Import CSV to Data Source (DMDS)

Import CSV to Data Source (DMDS)

Overview

This example demonstrates how to import data from a CSV file into a Pricefx Data Source (object type DM with dsUniqueName). Data Sources (also known as Data Marts or DMDS) are flexible storage tables used for pricing calculations. This example includes the critical onCompletion flush step that finalizes the data load and makes records available for use.

Files

routes/import-csv-to-datasource.xml

XML
<routes xmlns="http://camel.apache.org/schema/spring">
    <route id="import-csv-to-datasource">
        <from uri="file:{{import.datasource.directory}}?{{archive.file}}&amp;{{read.lock}}"/>
        <log message="Processing data source file: ${header.CamelFileNameOnly}" loggingLevel="INFO"/>
        <split aggregationStrategy="recordsCountAggregation" streaming="true">
            <tokenize token="
" group="10000"/>
            <to uri="pfx-csv:unmarshal?skipHeaderRecord=true"/>
            <to uri="pfx-api:loaddata?objectType=DM&amp;dsUniqueName=Product&amp;mapper=import-csv-to-datasource.mapper"/>
        </split>
        <log message="Data source import complete. Total records: ${header.PfxTotalInputRecordsCount}" loggingLevel="INFO"/>
        <onCompletion onCompleteOnly="true">
            <log message="Flushing data source DMDS.Product" loggingLevel="INFO"/>
            <to uri="pfx-api:flush?dataFeedName=DMF.Product&amp;dataSourceName=DMDS.Product"/>
            <log message="Data source DMDS.Product flushed successfully" loggingLevel="INFO"/>
        </onCompletion>
    </route>
</routes>

mappers/import-csv-to-datasource.mapper.xml

XML
<mappers>
    <loadMapper id="import-csv-to-datasource.mapper">
        <body in="sku" out="key1"/>
        <body in="region" out="key2"/>
        <body in="effectiveDate" out="key3"/>
        <body in="listPrice" out="value1"/>
        <body in="costPrice" out="value2"/>
        <body in="minPrice" out="value3"/>
        <body in="discount" out="value4"/>
        <body in="margin" out="value5"/>
    </loadMapper>
</mappers>

config/application.properties (snippet)

# Import directory for data source CSV files
import.datasource.directory=/data/imports/datasource

How It Works

  1. File Pickup: The file: component monitors the configured directory for CSV files. {{archive.file}} moves processed files to a timestamped archive; {{read.lock}} waits until the file is fully written before reading.
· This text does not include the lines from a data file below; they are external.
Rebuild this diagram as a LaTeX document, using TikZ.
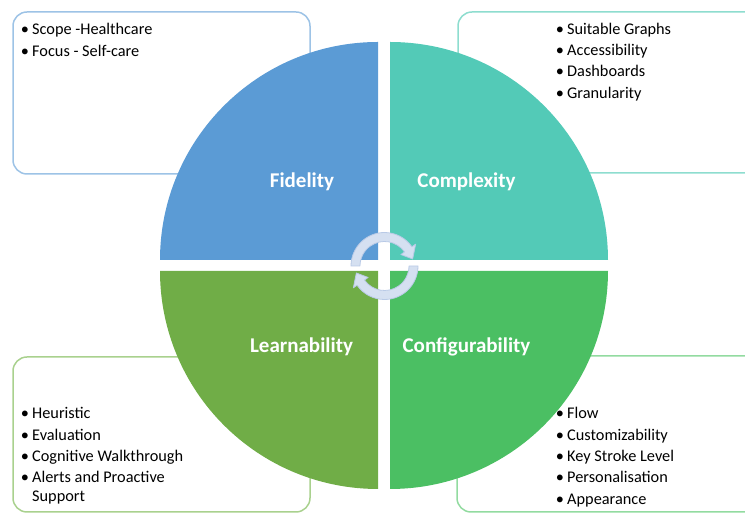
\documentclass[tikz,border=0pt]{standalone}
\usepackage{fontspec}
\setmainfont{Carlito}
\usetikzlibrary{calc}

\definecolor{fidelity}{HTML}{5B9BD5}
\definecolor{complexity}{HTML}{53CAB7}
\definecolor{learnability}{HTML}{70AD47}
\definecolor{configurability}{HTML}{4BBF63}
\definecolor{fidelityedge}{HTML}{9DC3E6}
\definecolor{complexityedge}{HTML}{8EDDCF}
\definecolor{learnabilityedge}{HTML}{A9D18E}
\definecolor{configurabilityedge}{HTML}{92DBA0}
\definecolor{cyclefill}{HTML}{D5E0F1}
\definecolor{cycleedge}{HTML}{B9CAE6}

\begin{document}
\begin{tikzpicture}[x=1pt,y=1pt,
  itemtext/.style={anchor=base west, inner sep=0pt, text=black,
    font=\fontsize{16.3}{19}\selectfont},
  dot/.style={anchor=base, inner sep=0pt, text=black,
    font=\fontsize{16.3}{19}\selectfont},
  quadlabel/.style={anchor=base, inner sep=0pt, text=white,
    font=\fontsize{21}{24}\selectfont\bfseries},
  infobox/.style={line width=1.5pt, rounded corners=14pt, fill=white},
  cyclearrow/.style={fill=cyclefill, draw=cycleedge, line width=0.8pt, line join=round}]
\useasboundingbox (0,0) rectangle (745,513);
\clip (0,0) rectangle (745,513);

% outer information boxes
\draw[infobox, draw=fidelityedge] (13,339) rectangle (310,501);
\draw[infobox, draw=complexityedge] (458,340) rectangle (762,501);
\draw[infobox, draw=learnabilityedge] (13,1) rectangle (310,156);
\draw[infobox, draw=configurabilityedge] (457,1) rectangle (762,157);

% four quadrants of the circle
\def\R{218}
\fill[fidelity] (378,253) -- ++(-\R,0) arc[start angle=180, end angle=90, radius=\R] -- cycle;
\fill[complexity] (390,253) -- ++(0,\R) arc[start angle=90, end angle=0, radius=\R] -- cycle;
\fill[learnability] (378,242) -- ++(-\R,0) arc[start angle=180, end angle=270, radius=\R] -- cycle;
\fill[configurability] (390,242) -- ++(\R,0) arc[start angle=0, end angle=-90, radius=\R] -- cycle;

% circular arrows in the centre
\coordinate (C) at (384.5,247);
\begin{scope}[shift={(C)}]
  \path[cyclearrow] (180:33.5) arc[start angle=180, end angle=35, radius=33.5]
    -- (35:38) -- (14:29) -- (35:20) -- (35:24.5)
    arc[start angle=35, end angle=180, radius=24.5] -- cycle;
  \path[cyclearrow] (0:33.5) arc[start angle=0, end angle=-145, radius=33.5]
    -- (-145:38) -- (194:29) -- (-145:20) -- (-145:24.5)
    arc[start angle=-145, end angle=0, radius=24.5] -- cycle;
\end{scope}

% quadrant titles
\node[quadlabel] (fid) at (302,325) {Fidelity};
\node[quadlabel] (cpx) at (466.5,325) {Complexity};
\node[quadlabel] (lrn) at (301.5,160) {Learnability};
\node[quadlabel] (cfg) at (466.5,160) {Configurability};

% bullet lists
\foreach \t [count=\i] in {Scope -Healthcare, Focus - Self-care} {
  \node[dot] (tlb\i) at (25,{478-21.3*(\i-1)}) {•};
  \node[itemtext] (tlt\i) at (32,{478-21.3*(\i-1)}) {\t};
}
\foreach \t [count=\i] in {Suitable Graphs, Accessibility, Dashboards, Granularity} {
  \node[dot] (trb\i) at (560,{478.7-21.3*(\i-1)}) {•};
  \node[itemtext] (trt\i) at (567,{478.7-21.3*(\i-1)}) {\t};
}
\foreach \t [count=\i] in {Heuristic, Evaluation, Cognitive Walkthrough, Alerts and Proactive} {
  \node[dot] (blb\i) at (25,{94-21.3*(\i-1)}) {•};
  \node[itemtext] (blt\i) at (32,{94-21.3*(\i-1)}) {\t};
}
\node[itemtext] (blt5) at (32,11) {Support};
\foreach \t [count=\i] in {Flow, Customizability, Key Stroke Level, Personalisation, Appearance} {
  \node[dot] (brb\i) at (560,{94-21.3*(\i-1)}) {•};
  \node[itemtext] (brt\i) at (567,{94-21.3*(\i-1)}) {\t};
}
\end{tikzpicture}
\end{document}
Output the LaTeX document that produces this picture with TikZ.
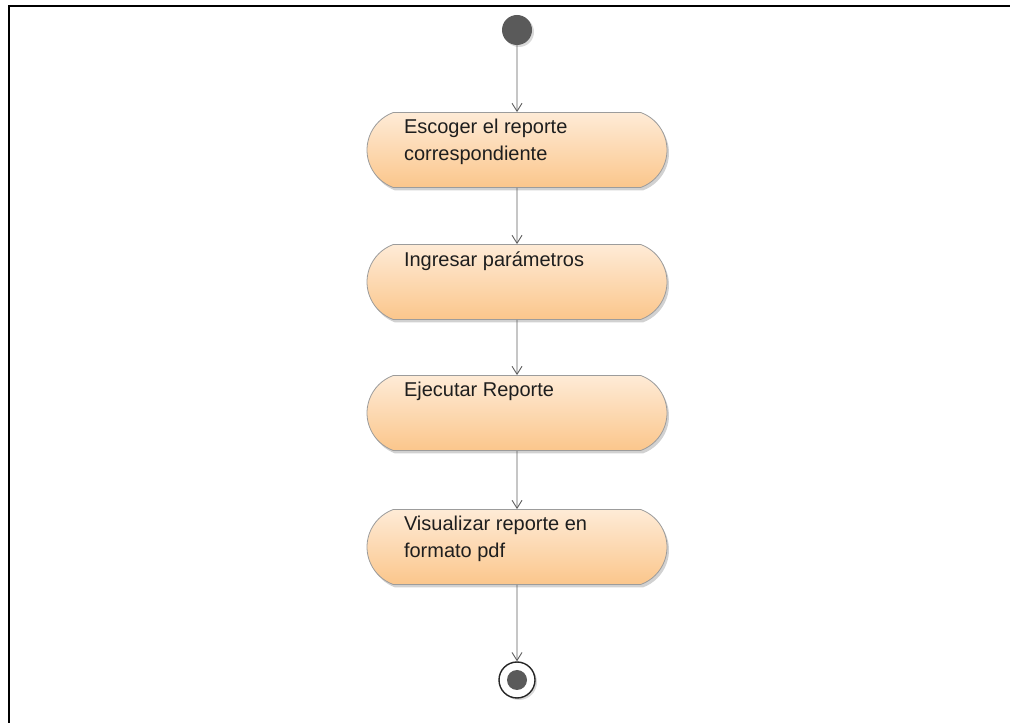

  2. Splitting: The split with tokenize token=" " group="10000" breaks the file into batches for streaming processing. This is essential for large data source files that can contain millions of rows.

  3. CSV Unmarshalling: pfx-csv:unmarshal parses each batch into a list of maps.

  4. Loading to Pricefx: pfx-api:loaddata with objectType=DM and dsUniqueName=Product targets the specific Data Source table named "Product". The mapper maps CSV columns to Data Source key and value fields.

  5. Flush on Completion: The onCompletion onCompleteOnly="true" block runs after the route completes successfully. The pfx-api:flush call finalizes the data load by flushing the data feed (DMF.Product) and data source (DMDS.Product). This step makes the loaded records available for use in pricing logic.

Common Pitfalls

  • Missing flush: Without the pfx-api:flush step, loaded data remains in a staging state and is not available for pricing calculations. Always include a flush after loading to a Data Source.

  • Flush naming convention: The dataFeedName uses the prefix DMF. and the dataSourceName uses the prefix DMDS., both followed by the same unique name used in dsUniqueName. For example, if dsUniqueName=Product, then dataFeedName=DMF.Product and dataSourceName=DMDS.Product.

  • onCompletion placement: The onCompletion block must be placed inside the <route> element but outside the <split> block. Placing it inside the split will cause it to execute after every batch instead of once at the end.

  • onCompleteOnly vs default: Use onCompleteOnly="true" to ensure the flush only runs on successful completion. Without this flag, the flush would also run if the route fails, potentially flushing incomplete data.

  • No businessKeys for DMDS: Unlike Products and Customers, Data Source loads typically do not use businessKeys. Each flush replaces the entire data set. If you need incremental loads, consider using direct2ds=true instead.

  • Key/Value field naming: Data Sources use key1-key6 for dimension fields and value1-value30 for measure fields. The field names in Pricefx Administration determine what each key/value represents.